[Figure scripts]
◆ ◆ ◆

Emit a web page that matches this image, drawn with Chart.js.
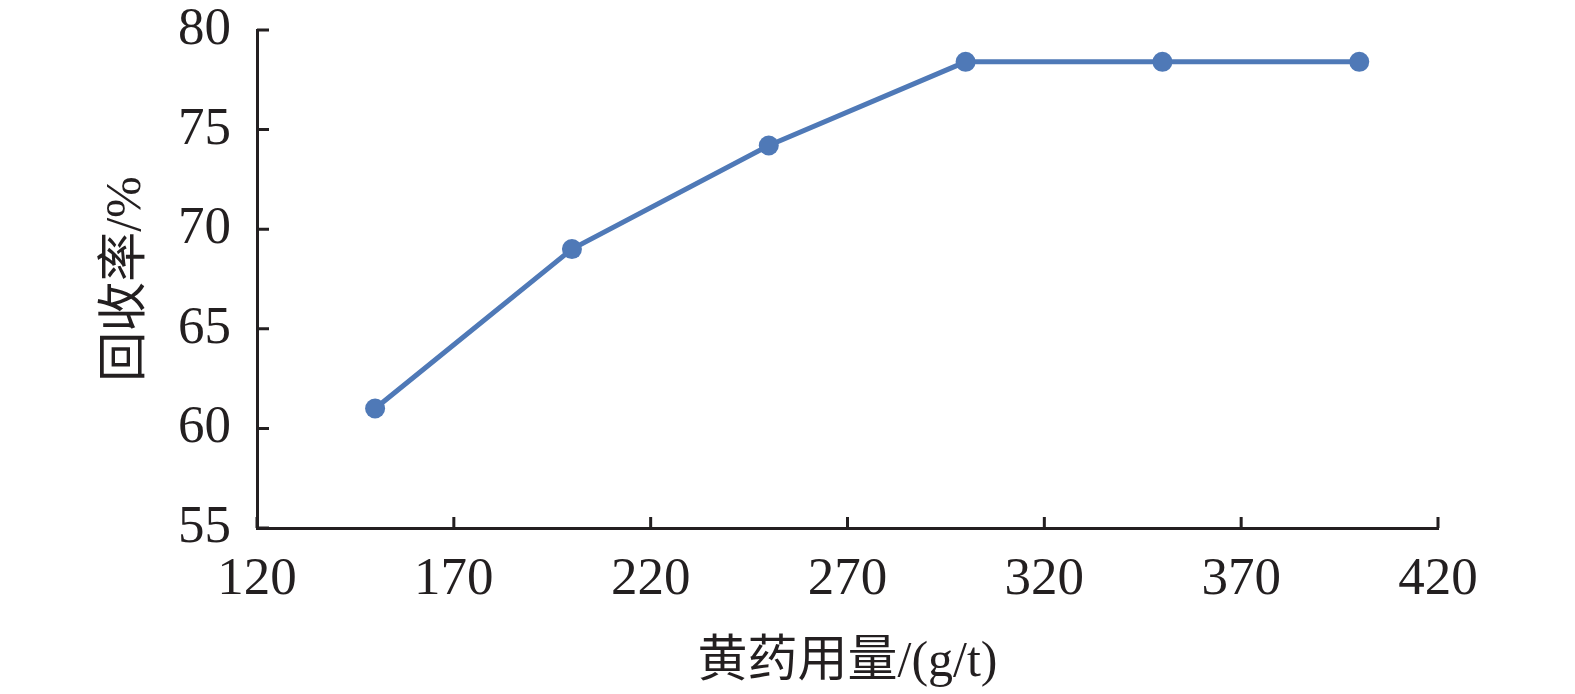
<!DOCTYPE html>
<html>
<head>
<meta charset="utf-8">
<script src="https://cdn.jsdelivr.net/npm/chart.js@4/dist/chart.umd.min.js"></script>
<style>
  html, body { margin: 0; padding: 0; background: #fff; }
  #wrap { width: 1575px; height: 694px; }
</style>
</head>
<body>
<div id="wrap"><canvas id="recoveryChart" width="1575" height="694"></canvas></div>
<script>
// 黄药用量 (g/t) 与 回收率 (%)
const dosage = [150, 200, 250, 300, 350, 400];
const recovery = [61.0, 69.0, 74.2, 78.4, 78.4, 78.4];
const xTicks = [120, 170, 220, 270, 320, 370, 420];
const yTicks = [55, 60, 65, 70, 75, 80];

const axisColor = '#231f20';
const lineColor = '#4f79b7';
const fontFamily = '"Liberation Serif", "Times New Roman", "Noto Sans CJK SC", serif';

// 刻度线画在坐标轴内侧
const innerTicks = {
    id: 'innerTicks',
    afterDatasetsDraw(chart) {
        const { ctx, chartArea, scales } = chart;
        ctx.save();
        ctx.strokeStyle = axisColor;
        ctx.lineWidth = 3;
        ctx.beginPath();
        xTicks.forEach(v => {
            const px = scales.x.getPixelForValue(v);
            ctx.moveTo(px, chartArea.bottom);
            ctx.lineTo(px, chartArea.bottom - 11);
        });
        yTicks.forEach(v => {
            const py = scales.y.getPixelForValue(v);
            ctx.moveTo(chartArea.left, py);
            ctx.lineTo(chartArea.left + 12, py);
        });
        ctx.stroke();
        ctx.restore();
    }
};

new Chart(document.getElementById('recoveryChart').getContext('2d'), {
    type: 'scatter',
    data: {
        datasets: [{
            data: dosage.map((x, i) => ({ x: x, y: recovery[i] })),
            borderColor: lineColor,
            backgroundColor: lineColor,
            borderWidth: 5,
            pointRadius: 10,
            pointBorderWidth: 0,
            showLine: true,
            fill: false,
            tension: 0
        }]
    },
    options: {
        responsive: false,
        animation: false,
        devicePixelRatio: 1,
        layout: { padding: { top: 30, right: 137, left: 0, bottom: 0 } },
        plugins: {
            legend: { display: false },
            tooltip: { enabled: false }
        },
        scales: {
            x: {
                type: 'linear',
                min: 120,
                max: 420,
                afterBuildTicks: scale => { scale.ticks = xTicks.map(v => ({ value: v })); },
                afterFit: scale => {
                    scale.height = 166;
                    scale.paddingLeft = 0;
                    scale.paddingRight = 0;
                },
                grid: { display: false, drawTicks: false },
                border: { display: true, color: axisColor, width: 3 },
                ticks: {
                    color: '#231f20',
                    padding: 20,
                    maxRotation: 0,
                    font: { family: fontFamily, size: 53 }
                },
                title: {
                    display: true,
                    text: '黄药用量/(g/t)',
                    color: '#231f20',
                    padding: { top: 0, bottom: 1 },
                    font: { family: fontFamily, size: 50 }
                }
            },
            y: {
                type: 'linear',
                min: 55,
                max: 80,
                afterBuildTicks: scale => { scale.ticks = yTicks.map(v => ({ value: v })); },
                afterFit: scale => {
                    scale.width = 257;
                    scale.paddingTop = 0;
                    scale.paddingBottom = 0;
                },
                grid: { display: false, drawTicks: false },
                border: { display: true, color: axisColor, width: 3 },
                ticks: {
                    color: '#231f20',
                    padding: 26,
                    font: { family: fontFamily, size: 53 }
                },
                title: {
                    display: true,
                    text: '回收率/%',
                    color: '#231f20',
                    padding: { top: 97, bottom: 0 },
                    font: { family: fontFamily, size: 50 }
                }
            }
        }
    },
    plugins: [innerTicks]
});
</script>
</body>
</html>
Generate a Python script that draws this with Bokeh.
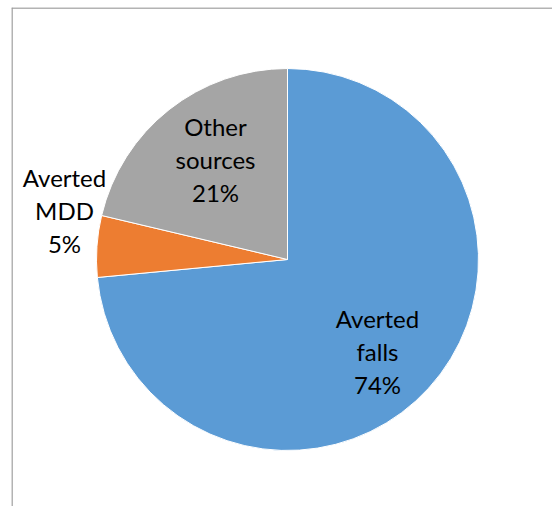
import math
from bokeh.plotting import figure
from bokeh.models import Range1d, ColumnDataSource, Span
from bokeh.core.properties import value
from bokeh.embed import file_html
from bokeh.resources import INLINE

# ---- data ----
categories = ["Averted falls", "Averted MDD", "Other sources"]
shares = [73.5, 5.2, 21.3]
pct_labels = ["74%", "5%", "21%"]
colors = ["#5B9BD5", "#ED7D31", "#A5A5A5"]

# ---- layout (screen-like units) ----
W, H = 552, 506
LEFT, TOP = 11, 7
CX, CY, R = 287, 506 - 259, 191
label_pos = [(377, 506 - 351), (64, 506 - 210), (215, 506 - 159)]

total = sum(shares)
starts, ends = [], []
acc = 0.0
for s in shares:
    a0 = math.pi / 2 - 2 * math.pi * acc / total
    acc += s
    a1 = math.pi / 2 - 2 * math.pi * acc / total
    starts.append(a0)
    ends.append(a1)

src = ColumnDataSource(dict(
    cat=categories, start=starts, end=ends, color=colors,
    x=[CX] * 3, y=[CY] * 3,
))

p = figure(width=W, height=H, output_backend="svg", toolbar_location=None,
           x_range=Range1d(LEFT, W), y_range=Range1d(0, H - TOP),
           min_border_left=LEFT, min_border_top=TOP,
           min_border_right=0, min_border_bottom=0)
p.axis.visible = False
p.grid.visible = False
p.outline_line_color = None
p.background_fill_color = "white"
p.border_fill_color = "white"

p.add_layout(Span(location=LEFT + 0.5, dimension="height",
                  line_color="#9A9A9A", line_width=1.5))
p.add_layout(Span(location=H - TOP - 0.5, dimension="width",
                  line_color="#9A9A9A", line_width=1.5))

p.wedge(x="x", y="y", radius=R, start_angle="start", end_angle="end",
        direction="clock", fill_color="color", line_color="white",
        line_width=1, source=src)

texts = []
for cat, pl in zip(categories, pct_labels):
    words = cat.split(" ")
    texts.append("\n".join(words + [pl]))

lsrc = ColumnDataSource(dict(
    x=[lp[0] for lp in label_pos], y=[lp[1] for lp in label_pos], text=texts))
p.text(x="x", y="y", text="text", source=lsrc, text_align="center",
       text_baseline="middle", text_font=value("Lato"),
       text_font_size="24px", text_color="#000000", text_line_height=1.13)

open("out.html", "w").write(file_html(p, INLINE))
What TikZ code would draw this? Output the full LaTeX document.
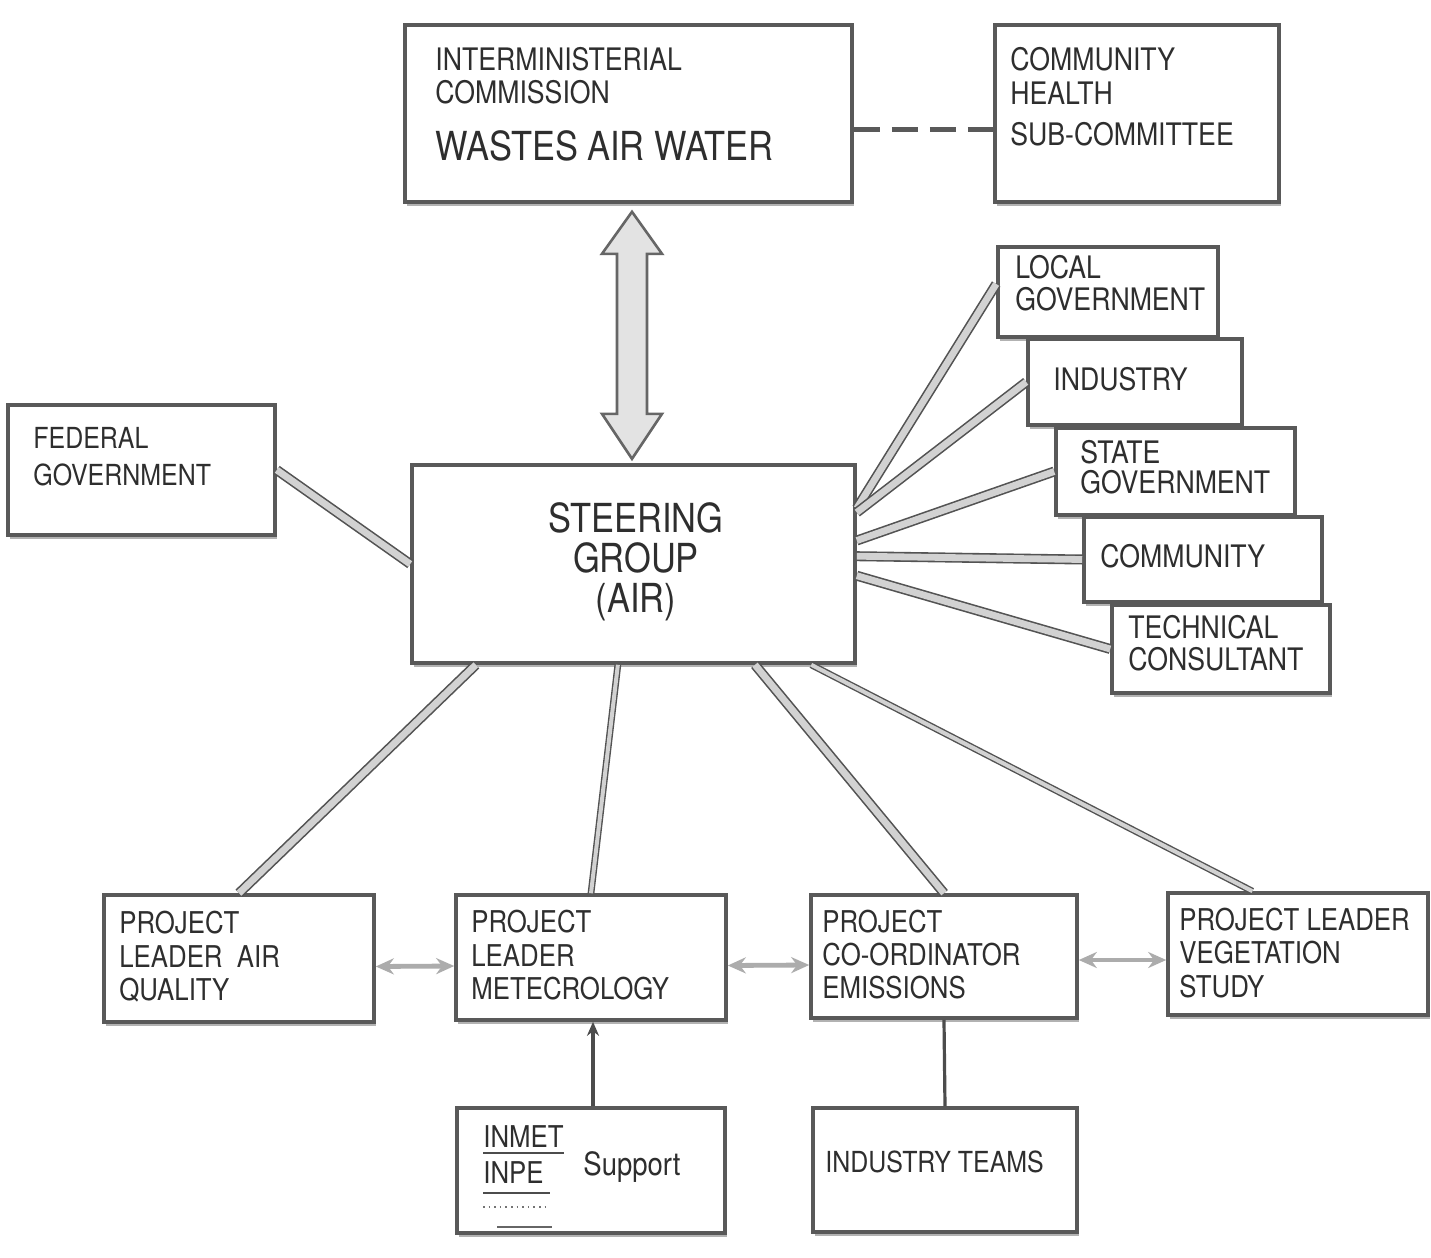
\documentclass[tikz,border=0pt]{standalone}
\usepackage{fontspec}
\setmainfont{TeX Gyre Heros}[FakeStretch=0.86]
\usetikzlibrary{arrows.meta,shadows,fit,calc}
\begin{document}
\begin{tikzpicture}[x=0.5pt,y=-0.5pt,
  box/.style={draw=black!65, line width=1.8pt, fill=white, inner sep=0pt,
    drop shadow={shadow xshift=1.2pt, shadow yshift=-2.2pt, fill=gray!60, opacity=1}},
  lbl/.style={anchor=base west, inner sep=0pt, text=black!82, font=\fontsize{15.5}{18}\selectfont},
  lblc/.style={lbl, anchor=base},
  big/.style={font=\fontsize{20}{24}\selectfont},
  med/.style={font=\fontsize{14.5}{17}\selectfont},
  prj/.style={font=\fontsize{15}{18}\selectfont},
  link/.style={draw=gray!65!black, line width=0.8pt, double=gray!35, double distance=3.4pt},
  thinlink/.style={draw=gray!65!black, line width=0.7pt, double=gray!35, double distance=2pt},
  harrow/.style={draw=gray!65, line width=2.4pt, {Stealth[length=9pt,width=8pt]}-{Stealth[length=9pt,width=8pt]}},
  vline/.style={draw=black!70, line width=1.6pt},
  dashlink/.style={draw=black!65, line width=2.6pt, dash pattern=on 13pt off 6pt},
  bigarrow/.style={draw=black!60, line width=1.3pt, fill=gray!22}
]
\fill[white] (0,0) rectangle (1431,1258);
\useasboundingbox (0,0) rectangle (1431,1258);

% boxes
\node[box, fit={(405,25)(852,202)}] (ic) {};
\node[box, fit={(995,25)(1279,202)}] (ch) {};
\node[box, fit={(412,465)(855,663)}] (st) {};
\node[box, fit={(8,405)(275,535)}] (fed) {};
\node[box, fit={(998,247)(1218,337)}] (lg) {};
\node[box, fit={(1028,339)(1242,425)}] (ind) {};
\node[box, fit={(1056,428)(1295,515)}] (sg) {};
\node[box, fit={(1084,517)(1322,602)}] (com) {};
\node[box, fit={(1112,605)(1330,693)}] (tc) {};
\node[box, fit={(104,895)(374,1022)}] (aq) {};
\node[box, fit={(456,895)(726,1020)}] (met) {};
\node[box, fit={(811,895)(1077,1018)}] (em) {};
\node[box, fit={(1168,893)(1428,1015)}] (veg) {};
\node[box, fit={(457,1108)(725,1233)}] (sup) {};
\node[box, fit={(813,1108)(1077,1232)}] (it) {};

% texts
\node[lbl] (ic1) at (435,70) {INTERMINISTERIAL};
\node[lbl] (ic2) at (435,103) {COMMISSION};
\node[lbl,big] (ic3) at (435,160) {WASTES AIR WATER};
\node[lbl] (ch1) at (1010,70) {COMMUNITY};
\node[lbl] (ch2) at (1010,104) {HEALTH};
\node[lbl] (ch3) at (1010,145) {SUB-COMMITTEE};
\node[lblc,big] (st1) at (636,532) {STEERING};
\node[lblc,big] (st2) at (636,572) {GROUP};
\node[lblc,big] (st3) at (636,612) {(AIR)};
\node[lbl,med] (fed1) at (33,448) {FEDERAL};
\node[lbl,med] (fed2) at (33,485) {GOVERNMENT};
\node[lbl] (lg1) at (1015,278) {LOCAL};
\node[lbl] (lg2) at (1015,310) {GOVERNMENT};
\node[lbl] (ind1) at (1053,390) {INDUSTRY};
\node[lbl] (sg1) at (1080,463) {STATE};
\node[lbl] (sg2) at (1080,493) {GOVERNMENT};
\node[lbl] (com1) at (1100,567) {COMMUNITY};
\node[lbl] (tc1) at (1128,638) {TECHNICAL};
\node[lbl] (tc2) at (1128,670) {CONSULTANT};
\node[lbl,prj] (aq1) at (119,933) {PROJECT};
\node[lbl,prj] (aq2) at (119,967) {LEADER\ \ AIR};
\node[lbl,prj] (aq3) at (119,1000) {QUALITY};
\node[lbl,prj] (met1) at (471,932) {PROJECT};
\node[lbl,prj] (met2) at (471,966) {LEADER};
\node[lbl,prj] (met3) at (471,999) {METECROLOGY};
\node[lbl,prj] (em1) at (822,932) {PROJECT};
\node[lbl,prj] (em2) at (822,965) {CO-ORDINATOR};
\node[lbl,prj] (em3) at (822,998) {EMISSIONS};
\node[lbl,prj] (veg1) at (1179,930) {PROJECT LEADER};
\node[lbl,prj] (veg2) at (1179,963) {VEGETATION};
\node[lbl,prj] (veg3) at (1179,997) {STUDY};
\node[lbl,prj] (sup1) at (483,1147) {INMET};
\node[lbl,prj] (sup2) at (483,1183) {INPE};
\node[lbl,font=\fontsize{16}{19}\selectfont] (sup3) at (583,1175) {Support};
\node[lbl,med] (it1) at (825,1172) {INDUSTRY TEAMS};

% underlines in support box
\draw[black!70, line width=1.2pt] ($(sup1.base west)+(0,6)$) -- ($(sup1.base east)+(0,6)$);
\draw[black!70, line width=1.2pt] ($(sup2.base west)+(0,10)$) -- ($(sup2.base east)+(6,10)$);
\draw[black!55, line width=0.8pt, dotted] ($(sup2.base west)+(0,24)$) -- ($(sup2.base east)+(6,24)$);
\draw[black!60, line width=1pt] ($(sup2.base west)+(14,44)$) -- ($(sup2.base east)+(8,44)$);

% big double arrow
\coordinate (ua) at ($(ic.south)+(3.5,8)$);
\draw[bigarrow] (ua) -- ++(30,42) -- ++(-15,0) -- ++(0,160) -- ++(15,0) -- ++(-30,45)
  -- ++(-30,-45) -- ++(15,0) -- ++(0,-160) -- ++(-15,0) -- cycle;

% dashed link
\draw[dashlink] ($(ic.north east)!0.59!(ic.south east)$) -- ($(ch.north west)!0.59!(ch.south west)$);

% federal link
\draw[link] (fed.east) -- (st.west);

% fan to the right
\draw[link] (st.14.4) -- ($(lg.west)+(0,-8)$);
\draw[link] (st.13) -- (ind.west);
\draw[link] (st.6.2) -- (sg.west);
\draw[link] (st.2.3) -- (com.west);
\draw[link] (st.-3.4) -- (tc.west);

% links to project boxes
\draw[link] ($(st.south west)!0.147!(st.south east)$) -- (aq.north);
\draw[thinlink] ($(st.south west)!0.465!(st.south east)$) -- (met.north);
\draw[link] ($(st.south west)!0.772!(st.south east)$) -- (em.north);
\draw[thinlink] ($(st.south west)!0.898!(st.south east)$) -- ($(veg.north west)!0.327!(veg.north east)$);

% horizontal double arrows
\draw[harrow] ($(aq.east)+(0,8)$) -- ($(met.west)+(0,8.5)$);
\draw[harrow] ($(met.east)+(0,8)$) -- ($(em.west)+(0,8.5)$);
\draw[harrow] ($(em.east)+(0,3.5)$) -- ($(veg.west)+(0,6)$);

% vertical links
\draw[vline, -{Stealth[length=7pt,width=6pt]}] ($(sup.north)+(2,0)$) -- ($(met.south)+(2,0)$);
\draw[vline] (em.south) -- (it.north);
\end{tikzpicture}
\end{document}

◆ ◆ ◆

→ **Problem requirements**
Using the entries above, write out exactly the lines from the one with "Generate a Python" through the one with "ends.append(a1)", ends included. Leave out any pictures.

→ **Final answer**
Generate a Python script that draws this with Bokeh.
import math
from bokeh.plotting import figure
from bokeh.models import Range1d, ColumnDataSource, Span
from bokeh.core.properties import value
from bokeh.embed import file_html
from bokeh.resources import INLINE

# ---- data ----
categories = ["Averted falls", "Averted MDD", "Other sources"]
shares = [73.5, 5.2, 21.3]
pct_labels = ["74%", "5%", "21%"]
colors = ["#5B9BD5", "#ED7D31", "#A5A5A5"]

# ---- layout (screen-like units) ----
W, H = 552, 506
LEFT, TOP = 11, 7
CX, CY, R = 287, 506 - 259, 191
label_pos = [(377, 506 - 351), (64, 506 - 210), (215, 506 - 159)]

total = sum(shares)
starts, ends = [], []
acc = 0.0
for s in shares:
    a0 = math.pi / 2 - 2 * math.pi * acc / total
    acc += s
    a1 = math.pi / 2 - 2 * math.pi * acc / total
    starts.append(a0)
    ends.append(a1)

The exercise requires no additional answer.